Snipes announced her resignation last month after a debacle in the Florida elections. Snipes, who has a history of election scandals, oversaw the election integrity of Broward County, one of three counties who did not submit final voter tallies by the end of election night.
The election board in Broward County then, 48 hours later, had still not submitted how many votes they had left to count. Critics argued the county was adding new votes well after polls had closed and were tipping both the gubernatorial and senatorial elections in the favors of Democrat candidates.
In the senatorial race, Republican candidate Rick Scott—the current Governor of Florida—saw his lead from election night dwindle from more than 57,000 votes to just under 15,000.

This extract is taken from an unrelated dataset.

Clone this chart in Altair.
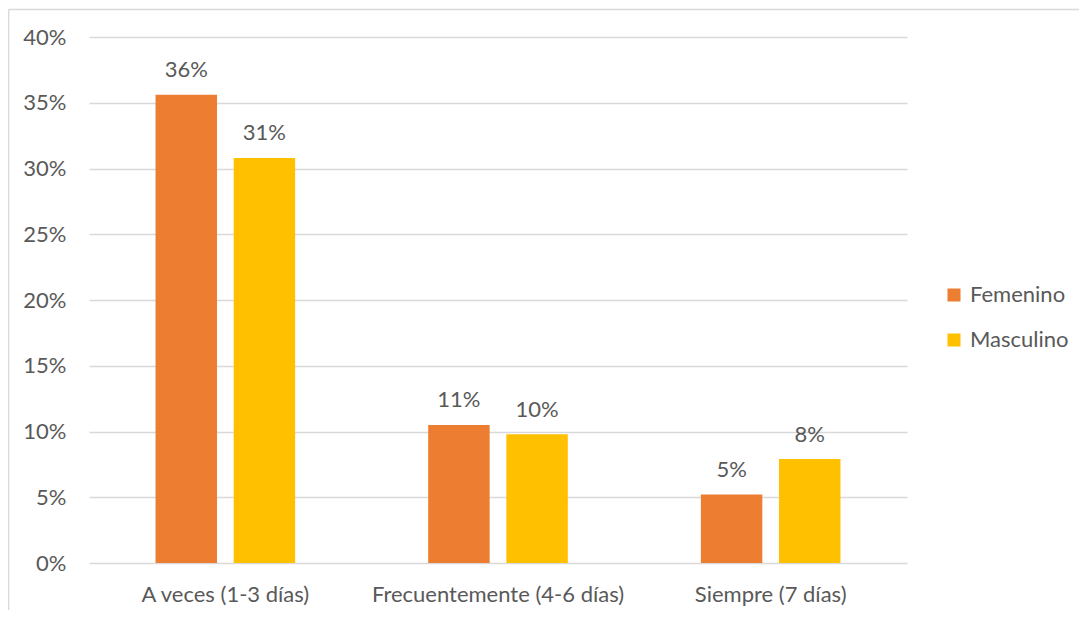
import altair as alt
import pandas as pd

categories = ["A veces (1-3 días)", "Frecuentemente (4-6 días)", "Siempre (7 días)"]
series = ["Femenino", "Masculino"]
femenino = [0.356, 0.105, 0.052]
masculino = [0.308, 0.098, 0.079]
fem_labels = ["36%", "11%", "5%"]
mas_labels = ["31%", "10%", "8%"]
y_ticks = [0, 0.05, 0.10, 0.15, 0.20, 0.25, 0.30, 0.35, 0.40]
colors = ["#ED7D31", "#FFC000"]

rows = []
for i, c in enumerate(categories):
    rows.append({"cat": c, "serie": series[0], "val": femenino[i], "lab": fem_labels[i]})
    rows.append({"cat": c, "serie": series[1], "val": masculino[i], "lab": mas_labels[i]})
df = pd.DataFrame(rows)

FONT = "Lato"
GRAY = "#595959"
W, H = 818, 526
PL, PT, PR, PB = 81, 29, 172, 47

x = alt.X("cat:N", sort=categories, title=None,
          scale=alt.Scale(paddingInner=0.488, paddingOuter=0.244),
          axis=alt.Axis(labelAngle=0, domain=False, ticks=False, labelPadding=21, labelLimit=0,
                        labelFont=FONT, labelFontSize=22, labelColor=GRAY))
xoff = alt.XOffset("serie:N", sort=series, scale=alt.Scale(paddingInner=0.2136, paddingOuter=0))
y = alt.Y("val:Q", title=None,
          scale=alt.Scale(domain=[0, 0.4], nice=False),
          axis=alt.Axis(values=y_ticks, format=".0%", domain=False, ticks=False,
                        labelPadding=23, labelFont=FONT, labelFontSize=22, labelColor=GRAY,
                        grid=True, gridColor="#D9D9D9", gridWidth=1.3))
color = alt.Color("serie:N", sort=series, title=None,
                  scale=alt.Scale(domain=series, range=colors),
                  legend=alt.Legend(orient="none", legendX=854, legendY=247,
                                    symbolType="square", symbolSize=169, symbolStrokeWidth=0,
                                    labelFont=FONT, labelFontSize=22, labelColor=GRAY,
                                    labelOffset=5, rowPadding=23, labelLimit=0))

base = alt.Chart(df)
bars = base.mark_bar(stroke=None).encode(x=x, xOffset=xoff, y=y, color=color)
texts = base.mark_text(baseline="alphabetic", dy=-17.5, font=FONT, fontSize=22, color=GRAY).encode(
    x=x, xOffset=xoff, y=y, text="lab:N")

border_df = pd.DataFrame({"k": [0]})
top_border = alt.Chart(border_df).mark_rule(color="#D9D9D9", strokeWidth=1.3).encode(
    x=alt.value(-PL + 0.5), x2=alt.value(W + PR), y=alt.value(-27.5))
left_border = alt.Chart(border_df).mark_rule(color="#D9D9D9", strokeWidth=1.3).encode(
    x=alt.value(-PL + 0.7), y=alt.value(-27.5), y2=alt.value(H + PB))

chart = alt.layer(bars, texts, top_border, left_border).properties(
    width=W, height=H,
    autosize=alt.AutoSizeParams(type="none"),
    padding={"left": PL, "top": PT, "right": PR, "bottom": PB},
    background="white",
).configure_view(stroke=None)

chart.save("out.html", embed_options={"renderer": "svg", "actions": False})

As a result, Scott sued Snipes and another county official. He later was declared the winner of the election, after three recounts. Snipes later said she would be resigning from her post in January. Instead of waiting for her resignation, on Friday, Scott suspended Snipes.
From Miami Herald:
Gov. Rick Scott, who won his race for U.S. Senate against Democrat Bill Nelson following a highly publicized election and recount, signed an executive order on Friday ordering Snipes’ removal from office, citing “misfeasance, incompetence and neglect of duty.”
As a result, as BizPac Review reports, Snipes changed her mind about the resignation and is instead lawyering up to contest Scott:
In a stunning announcement Saturday, the scandal-prone Democrat official rescinded her scheduled Jan. 4 resignation and vowed to remain at her post for however long is necessary to defend herself.
Why? To battle Florida Gov. Rick Scott, who had responded to her unexpected resignation by suspending her over her “multiple violations of Florida law, incompetence and neglect of duty.”
“After a series of inexcusable actions, it’s clear that there needs to be an immediate change in Broward County and taxpayers should no longer be burdened by paying a salary for a supervisor of elections who has already announced resignation,” he said in a statement last Friday.
In a statement and a later press conference, Snipes’ attorney Burnadette Norris-Weeks said that her client felt Scott was trying to diminish her long record serving as an election supervisor.